_Goal of the exercise_
List every line below containing "this".

_Data shown_
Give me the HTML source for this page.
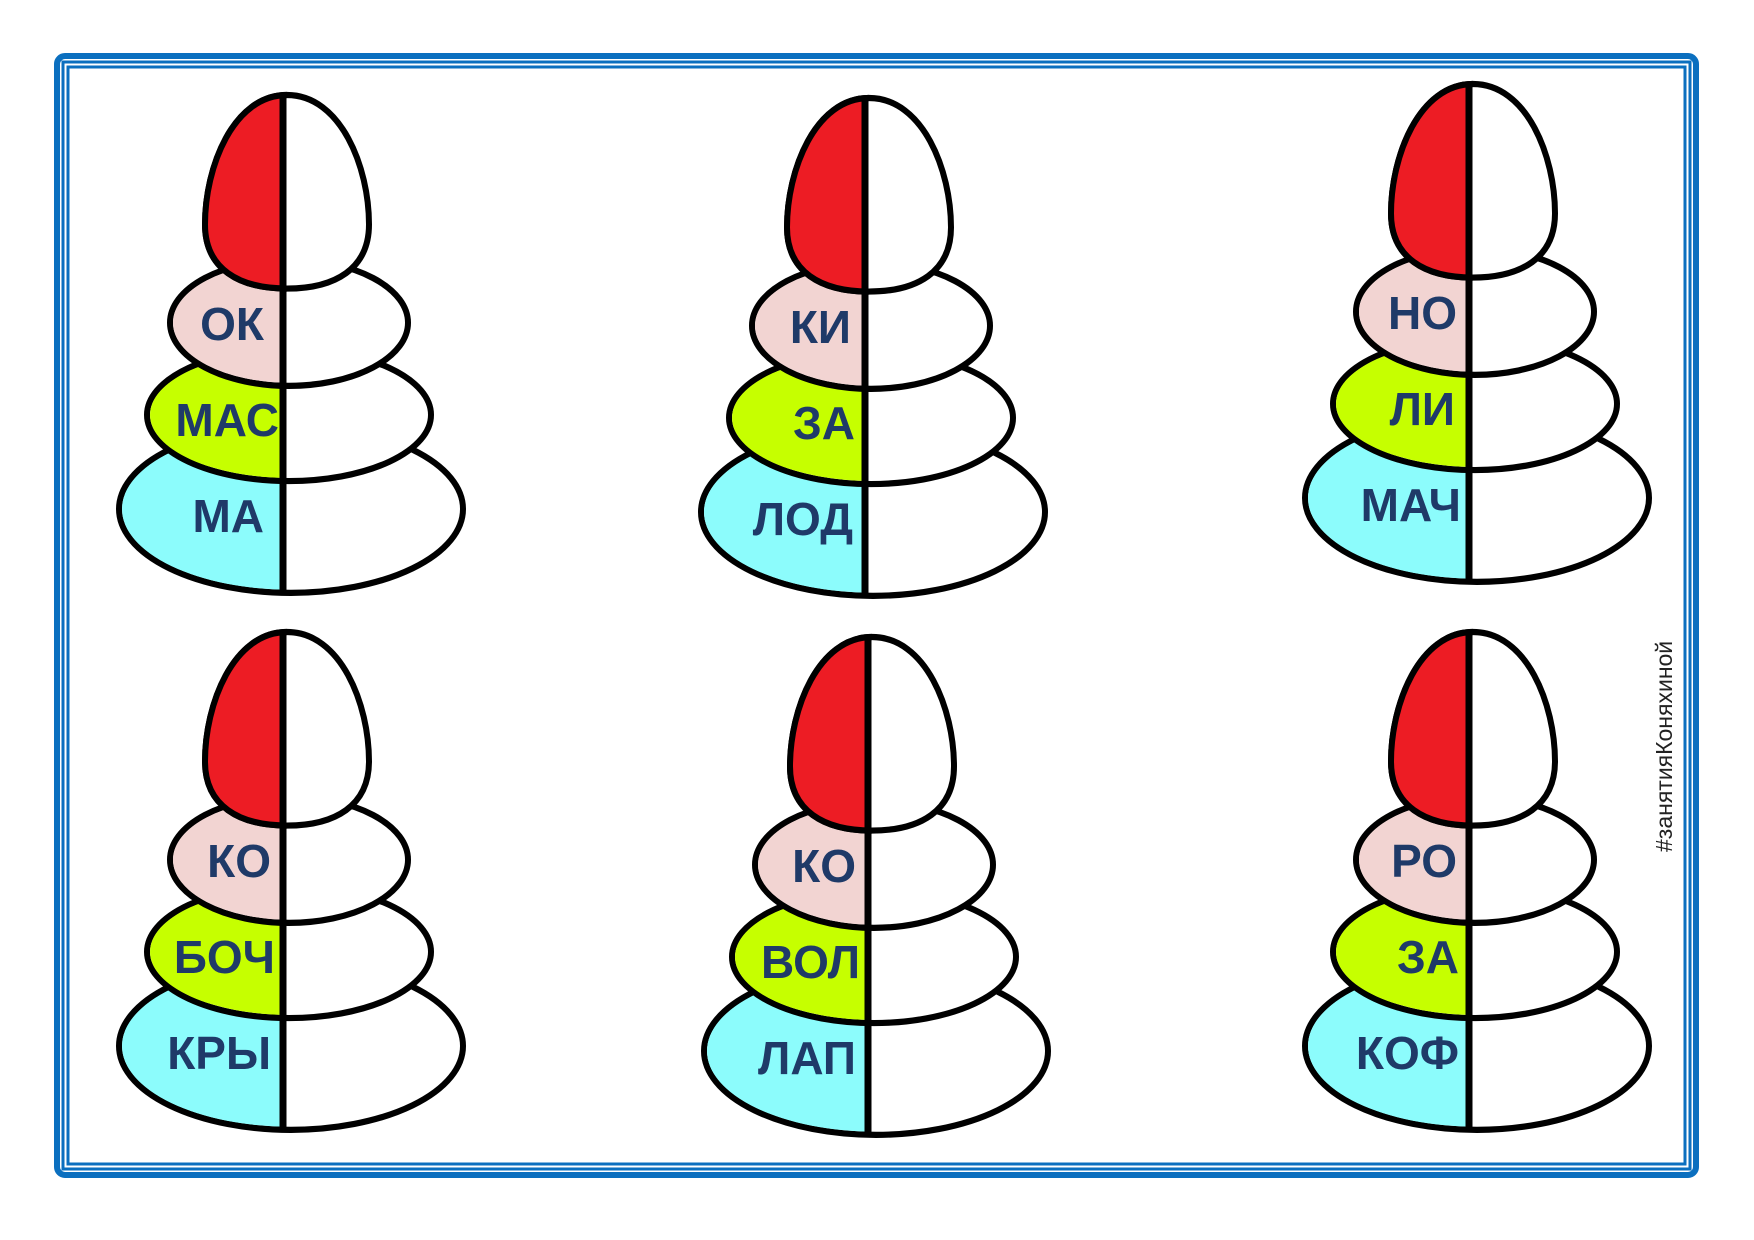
* * *
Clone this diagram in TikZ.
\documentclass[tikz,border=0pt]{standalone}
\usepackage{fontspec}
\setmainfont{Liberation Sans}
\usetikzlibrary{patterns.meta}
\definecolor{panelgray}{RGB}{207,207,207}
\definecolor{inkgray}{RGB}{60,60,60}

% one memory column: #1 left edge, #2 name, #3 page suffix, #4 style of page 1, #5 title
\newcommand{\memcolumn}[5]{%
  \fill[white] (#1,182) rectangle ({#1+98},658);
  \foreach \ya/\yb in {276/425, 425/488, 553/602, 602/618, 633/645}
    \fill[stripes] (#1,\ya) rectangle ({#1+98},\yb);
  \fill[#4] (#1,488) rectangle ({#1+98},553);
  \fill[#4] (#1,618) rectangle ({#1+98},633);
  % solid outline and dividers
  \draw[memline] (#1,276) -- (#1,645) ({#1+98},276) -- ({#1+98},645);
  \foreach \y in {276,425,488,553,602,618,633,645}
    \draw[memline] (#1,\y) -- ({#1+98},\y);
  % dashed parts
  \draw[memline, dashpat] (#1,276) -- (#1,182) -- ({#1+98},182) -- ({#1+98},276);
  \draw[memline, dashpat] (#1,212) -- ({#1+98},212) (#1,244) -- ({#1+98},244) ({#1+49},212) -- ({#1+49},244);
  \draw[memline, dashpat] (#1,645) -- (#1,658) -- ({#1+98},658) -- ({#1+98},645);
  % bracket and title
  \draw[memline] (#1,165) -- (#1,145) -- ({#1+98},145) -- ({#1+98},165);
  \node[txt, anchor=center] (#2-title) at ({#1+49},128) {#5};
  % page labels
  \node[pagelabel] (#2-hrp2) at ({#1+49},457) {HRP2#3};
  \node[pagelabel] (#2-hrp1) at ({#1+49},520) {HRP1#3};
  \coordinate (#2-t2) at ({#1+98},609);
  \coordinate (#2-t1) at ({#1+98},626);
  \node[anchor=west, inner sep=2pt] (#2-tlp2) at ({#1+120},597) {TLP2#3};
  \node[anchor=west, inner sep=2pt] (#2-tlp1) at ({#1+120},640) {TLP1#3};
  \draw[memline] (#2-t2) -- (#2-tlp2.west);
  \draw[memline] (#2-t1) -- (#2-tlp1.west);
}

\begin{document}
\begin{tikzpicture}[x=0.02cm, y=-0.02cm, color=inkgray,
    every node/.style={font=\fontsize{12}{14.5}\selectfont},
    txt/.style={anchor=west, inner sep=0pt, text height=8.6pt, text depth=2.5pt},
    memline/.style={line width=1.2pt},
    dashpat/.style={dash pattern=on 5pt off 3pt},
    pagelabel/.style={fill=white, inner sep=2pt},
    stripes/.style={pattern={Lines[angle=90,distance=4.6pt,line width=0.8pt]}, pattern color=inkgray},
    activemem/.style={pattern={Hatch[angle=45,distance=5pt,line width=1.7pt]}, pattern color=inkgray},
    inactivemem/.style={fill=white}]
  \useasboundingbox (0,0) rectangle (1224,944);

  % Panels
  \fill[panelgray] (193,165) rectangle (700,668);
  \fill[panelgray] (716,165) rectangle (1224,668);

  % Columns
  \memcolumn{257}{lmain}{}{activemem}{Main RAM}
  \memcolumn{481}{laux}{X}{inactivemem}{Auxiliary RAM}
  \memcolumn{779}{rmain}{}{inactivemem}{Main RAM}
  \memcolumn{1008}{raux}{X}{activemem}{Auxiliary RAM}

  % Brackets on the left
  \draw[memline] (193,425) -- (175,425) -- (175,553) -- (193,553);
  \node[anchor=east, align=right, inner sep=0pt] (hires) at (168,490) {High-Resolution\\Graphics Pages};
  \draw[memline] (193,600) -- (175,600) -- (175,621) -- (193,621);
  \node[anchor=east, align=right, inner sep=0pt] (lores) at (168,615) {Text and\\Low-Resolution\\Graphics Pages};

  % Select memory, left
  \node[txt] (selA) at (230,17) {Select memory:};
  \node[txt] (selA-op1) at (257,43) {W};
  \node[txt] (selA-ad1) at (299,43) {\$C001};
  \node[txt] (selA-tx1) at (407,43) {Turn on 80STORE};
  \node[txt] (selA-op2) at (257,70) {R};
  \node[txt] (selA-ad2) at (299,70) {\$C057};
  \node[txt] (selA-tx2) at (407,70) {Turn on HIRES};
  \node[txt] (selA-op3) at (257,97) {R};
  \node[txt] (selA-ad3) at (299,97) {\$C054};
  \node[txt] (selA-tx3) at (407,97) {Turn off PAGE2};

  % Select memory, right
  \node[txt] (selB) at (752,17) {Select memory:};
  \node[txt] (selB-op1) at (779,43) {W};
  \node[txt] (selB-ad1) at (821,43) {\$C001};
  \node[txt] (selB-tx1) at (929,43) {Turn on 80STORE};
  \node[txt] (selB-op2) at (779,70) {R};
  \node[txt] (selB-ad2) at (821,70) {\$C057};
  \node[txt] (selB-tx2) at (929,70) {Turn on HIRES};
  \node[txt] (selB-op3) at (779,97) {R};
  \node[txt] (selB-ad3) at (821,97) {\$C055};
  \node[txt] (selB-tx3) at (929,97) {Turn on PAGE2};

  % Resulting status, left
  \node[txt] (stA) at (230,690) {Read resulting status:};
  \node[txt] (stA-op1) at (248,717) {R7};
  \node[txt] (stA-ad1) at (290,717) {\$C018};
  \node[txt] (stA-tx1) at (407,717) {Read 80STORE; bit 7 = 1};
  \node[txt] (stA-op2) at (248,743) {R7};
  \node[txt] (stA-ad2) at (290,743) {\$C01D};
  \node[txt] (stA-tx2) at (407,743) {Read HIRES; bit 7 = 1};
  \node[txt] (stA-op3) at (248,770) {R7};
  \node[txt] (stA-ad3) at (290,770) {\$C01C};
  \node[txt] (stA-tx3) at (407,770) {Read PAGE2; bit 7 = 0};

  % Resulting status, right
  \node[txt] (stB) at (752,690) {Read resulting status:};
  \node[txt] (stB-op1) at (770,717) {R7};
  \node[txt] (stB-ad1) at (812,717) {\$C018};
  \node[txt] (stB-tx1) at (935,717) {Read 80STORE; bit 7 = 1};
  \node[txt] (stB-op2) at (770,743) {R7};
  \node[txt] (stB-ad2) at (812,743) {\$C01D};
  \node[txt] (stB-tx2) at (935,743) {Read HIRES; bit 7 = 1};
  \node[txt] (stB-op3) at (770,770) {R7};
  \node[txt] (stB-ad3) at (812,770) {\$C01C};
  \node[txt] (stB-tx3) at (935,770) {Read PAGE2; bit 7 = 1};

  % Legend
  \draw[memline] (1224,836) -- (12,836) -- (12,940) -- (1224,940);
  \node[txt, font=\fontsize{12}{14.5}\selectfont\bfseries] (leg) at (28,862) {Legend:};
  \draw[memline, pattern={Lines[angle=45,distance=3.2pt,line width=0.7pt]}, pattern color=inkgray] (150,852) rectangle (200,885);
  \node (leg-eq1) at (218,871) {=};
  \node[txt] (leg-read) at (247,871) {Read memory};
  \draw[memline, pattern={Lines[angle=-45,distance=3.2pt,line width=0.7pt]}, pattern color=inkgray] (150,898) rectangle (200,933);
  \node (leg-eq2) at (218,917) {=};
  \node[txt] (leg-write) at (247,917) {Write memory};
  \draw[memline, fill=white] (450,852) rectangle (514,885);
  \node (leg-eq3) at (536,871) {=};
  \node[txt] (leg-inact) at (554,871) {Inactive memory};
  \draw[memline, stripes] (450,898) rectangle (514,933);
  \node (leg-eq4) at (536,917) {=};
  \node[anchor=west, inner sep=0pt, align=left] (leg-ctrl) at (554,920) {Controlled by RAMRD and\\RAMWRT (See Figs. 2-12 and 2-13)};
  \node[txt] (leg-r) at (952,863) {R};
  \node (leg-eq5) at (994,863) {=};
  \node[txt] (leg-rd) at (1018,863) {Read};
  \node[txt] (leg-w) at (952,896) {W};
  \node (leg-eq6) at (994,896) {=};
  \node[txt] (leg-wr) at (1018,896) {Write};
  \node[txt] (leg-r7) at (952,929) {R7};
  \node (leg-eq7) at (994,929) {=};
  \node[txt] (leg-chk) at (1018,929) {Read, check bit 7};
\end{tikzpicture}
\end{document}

_Finished exercise_
Give me the HTML source for this page.
Clone this diagram in TikZ.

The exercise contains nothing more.